▸ **DATA EXTRACT**
○ ○ ○
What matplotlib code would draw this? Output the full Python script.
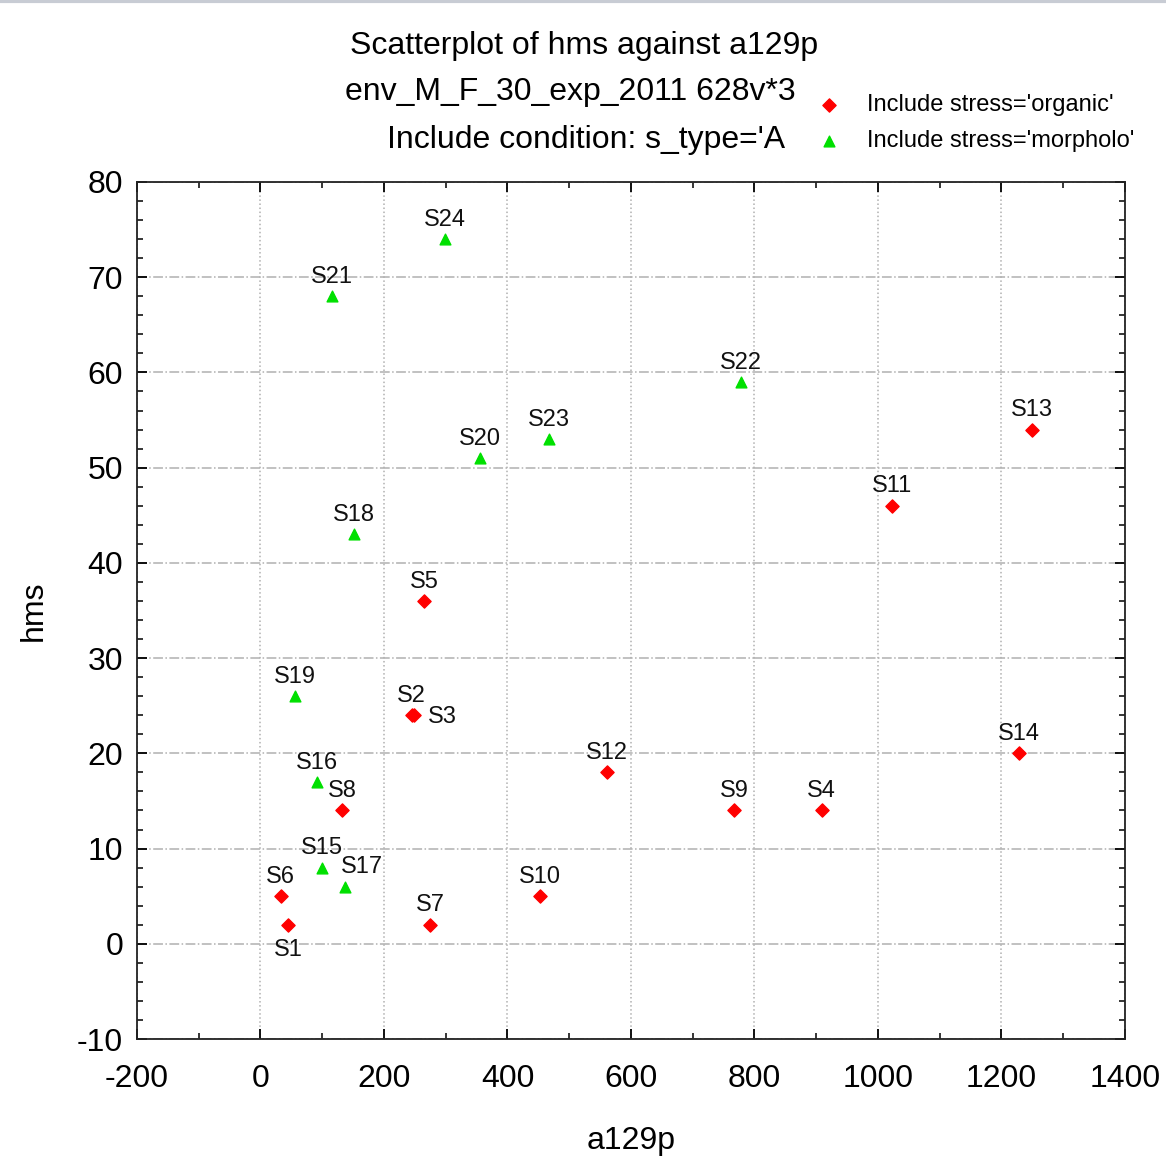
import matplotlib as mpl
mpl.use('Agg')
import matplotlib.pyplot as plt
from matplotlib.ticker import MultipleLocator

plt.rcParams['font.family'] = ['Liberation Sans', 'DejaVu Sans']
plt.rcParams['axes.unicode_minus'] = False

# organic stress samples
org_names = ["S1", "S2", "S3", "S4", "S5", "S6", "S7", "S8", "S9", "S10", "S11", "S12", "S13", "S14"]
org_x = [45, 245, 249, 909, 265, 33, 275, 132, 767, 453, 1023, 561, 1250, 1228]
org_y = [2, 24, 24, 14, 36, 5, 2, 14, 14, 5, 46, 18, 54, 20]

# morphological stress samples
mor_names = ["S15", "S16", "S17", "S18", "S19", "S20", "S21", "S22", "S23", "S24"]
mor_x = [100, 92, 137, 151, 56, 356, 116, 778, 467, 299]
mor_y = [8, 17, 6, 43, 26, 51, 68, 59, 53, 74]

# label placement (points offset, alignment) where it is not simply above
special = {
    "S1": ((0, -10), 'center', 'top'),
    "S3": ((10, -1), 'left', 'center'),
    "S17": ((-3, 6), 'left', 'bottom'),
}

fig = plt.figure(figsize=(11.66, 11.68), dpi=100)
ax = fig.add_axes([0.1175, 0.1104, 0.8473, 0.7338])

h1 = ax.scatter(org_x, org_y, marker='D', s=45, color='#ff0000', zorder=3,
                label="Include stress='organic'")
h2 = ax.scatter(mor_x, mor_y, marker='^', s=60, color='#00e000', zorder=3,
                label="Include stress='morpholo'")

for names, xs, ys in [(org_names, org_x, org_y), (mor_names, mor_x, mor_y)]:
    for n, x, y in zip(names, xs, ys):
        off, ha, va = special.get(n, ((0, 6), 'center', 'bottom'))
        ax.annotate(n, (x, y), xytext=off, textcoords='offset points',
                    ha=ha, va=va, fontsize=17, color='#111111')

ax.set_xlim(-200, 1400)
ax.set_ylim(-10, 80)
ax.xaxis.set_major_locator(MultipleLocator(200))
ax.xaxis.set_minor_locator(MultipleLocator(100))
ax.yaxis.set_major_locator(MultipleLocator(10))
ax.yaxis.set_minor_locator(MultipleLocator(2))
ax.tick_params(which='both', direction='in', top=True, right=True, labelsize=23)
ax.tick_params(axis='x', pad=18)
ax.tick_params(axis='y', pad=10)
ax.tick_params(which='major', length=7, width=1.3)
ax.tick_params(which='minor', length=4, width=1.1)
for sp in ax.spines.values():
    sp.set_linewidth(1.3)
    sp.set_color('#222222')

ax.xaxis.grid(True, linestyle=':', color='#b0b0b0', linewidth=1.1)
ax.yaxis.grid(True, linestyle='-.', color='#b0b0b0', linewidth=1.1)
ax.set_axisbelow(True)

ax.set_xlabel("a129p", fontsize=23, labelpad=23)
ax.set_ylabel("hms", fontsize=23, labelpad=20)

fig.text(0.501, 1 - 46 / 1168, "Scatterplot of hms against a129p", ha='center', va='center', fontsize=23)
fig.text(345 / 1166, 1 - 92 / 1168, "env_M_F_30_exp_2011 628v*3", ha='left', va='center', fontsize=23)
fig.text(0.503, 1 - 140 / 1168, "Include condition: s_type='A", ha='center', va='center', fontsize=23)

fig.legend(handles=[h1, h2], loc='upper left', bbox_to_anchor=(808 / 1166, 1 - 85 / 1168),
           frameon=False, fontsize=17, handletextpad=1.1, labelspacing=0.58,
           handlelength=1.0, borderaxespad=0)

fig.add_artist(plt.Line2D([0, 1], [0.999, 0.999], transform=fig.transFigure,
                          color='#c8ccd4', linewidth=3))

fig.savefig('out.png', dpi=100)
○ ○ ○
▸ **WHAT TO DO**
Reproduce the material above in full and without alteration, but skip all pictures.

▸ **WRITTEN ANSWER**
What matplotlib code would draw this? Output the full Python script.
import matplotlib as mpl
mpl.use('Agg')
import matplotlib.pyplot as plt
from matplotlib.ticker import MultipleLocator

plt.rcParams['font.family'] = ['Liberation Sans', 'DejaVu Sans']
plt.rcParams['axes.unicode_minus'] = False

# organic stress samples
org_names = ["S1", "S2", "S3", "S4", "S5", "S6", "S7", "S8", "S9", "S10", "S11", "S12", "S13", "S14"]
org_x = [45, 245, 249, 909, 265, 33, 275, 132, 767, 453, 1023, 561, 1250, 1228]
org_y = [2, 24, 24, 14, 36, 5, 2, 14, 14, 5, 46, 18, 54, 20]

# morphological stress samples
mor_names = ["S15", "S16", "S17", "S18", "S19", "S20", "S21", "S22", "S23", "S24"]
mor_x = [100, 92, 137, 151, 56, 356, 116, 778, 467, 299]
mor_y = [8, 17, 6, 43, 26, 51, 68, 59, 53, 74]

# label placement (points offset, alignment) where it is not simply above
special = {
    "S1": ((0, -10), 'center', 'top'),
    "S3": ((10, -1), 'left', 'center'),
    "S17": ((-3, 6), 'left', 'bottom'),
}

fig = plt.figure(figsize=(11.66, 11.68), dpi=100)
ax = fig.add_axes([0.1175, 0.1104, 0.8473, 0.7338])

h1 = ax.scatter(org_x, org_y, marker='D', s=45, color='#ff0000', zorder=3,
                label="Include stress='organic'")
h2 = ax.scatter(mor_x, mor_y, marker='^', s=60, color='#00e000', zorder=3,
                label="Include stress='morpholo'")

for names, xs, ys in [(org_names, org_x, org_y), (mor_names, mor_x, mor_y)]:
    for n, x, y in zip(names, xs, ys):
        off, ha, va = special.get(n, ((0, 6), 'center', 'bottom'))
        ax.annotate(n, (x, y), xytext=off, textcoords='offset points',
                    ha=ha, va=va, fontsize=17, color='#111111')

ax.set_xlim(-200, 1400)
ax.set_ylim(-10, 80)
ax.xaxis.set_major_locator(MultipleLocator(200))
ax.xaxis.set_minor_locator(MultipleLocator(100))
ax.yaxis.set_major_locator(MultipleLocator(10))
ax.yaxis.set_minor_locator(MultipleLocator(2))
ax.tick_params(which='both', direction='in', top=True, right=True, labelsize=23)
ax.tick_params(axis='x', pad=18)
ax.tick_params(axis='y', pad=10)
ax.tick_params(which='major', length=7, width=1.3)
ax.tick_params(which='minor', length=4, width=1.1)
for sp in ax.spines.values():
    sp.set_linewidth(1.3)
    sp.set_color('#222222')

ax.xaxis.grid(True, linestyle=':', color='#b0b0b0', linewidth=1.1)
ax.yaxis.grid(True, linestyle='-.', color='#b0b0b0', linewidth=1.1)
ax.set_axisbelow(True)

ax.set_xlabel("a129p", fontsize=23, labelpad=23)
ax.set_ylabel("hms", fontsize=23, labelpad=20)

fig.text(0.501, 1 - 46 / 1168, "Scatterplot of hms against a129p", ha='center', va='center', fontsize=23)
fig.text(345 / 1166, 1 - 92 / 1168, "env_M_F_30_exp_2011 628v*3", ha='left', va='center', fontsize=23)
fig.text(0.503, 1 - 140 / 1168, "Include condition: s_type='A", ha='center', va='center', fontsize=23)

fig.legend(handles=[h1, h2], loc='upper left', bbox_to_anchor=(808 / 1166, 1 - 85 / 1168),
           frameon=False, fontsize=17, handletextpad=1.1, labelspacing=0.58,
           handlelength=1.0, borderaxespad=0)

fig.add_artist(plt.Line2D([0, 1], [0.999, 0.999], transform=fig.transFigure,
                          color='#c8ccd4', linewidth=3))

fig.savefig('out.png', dpi=100)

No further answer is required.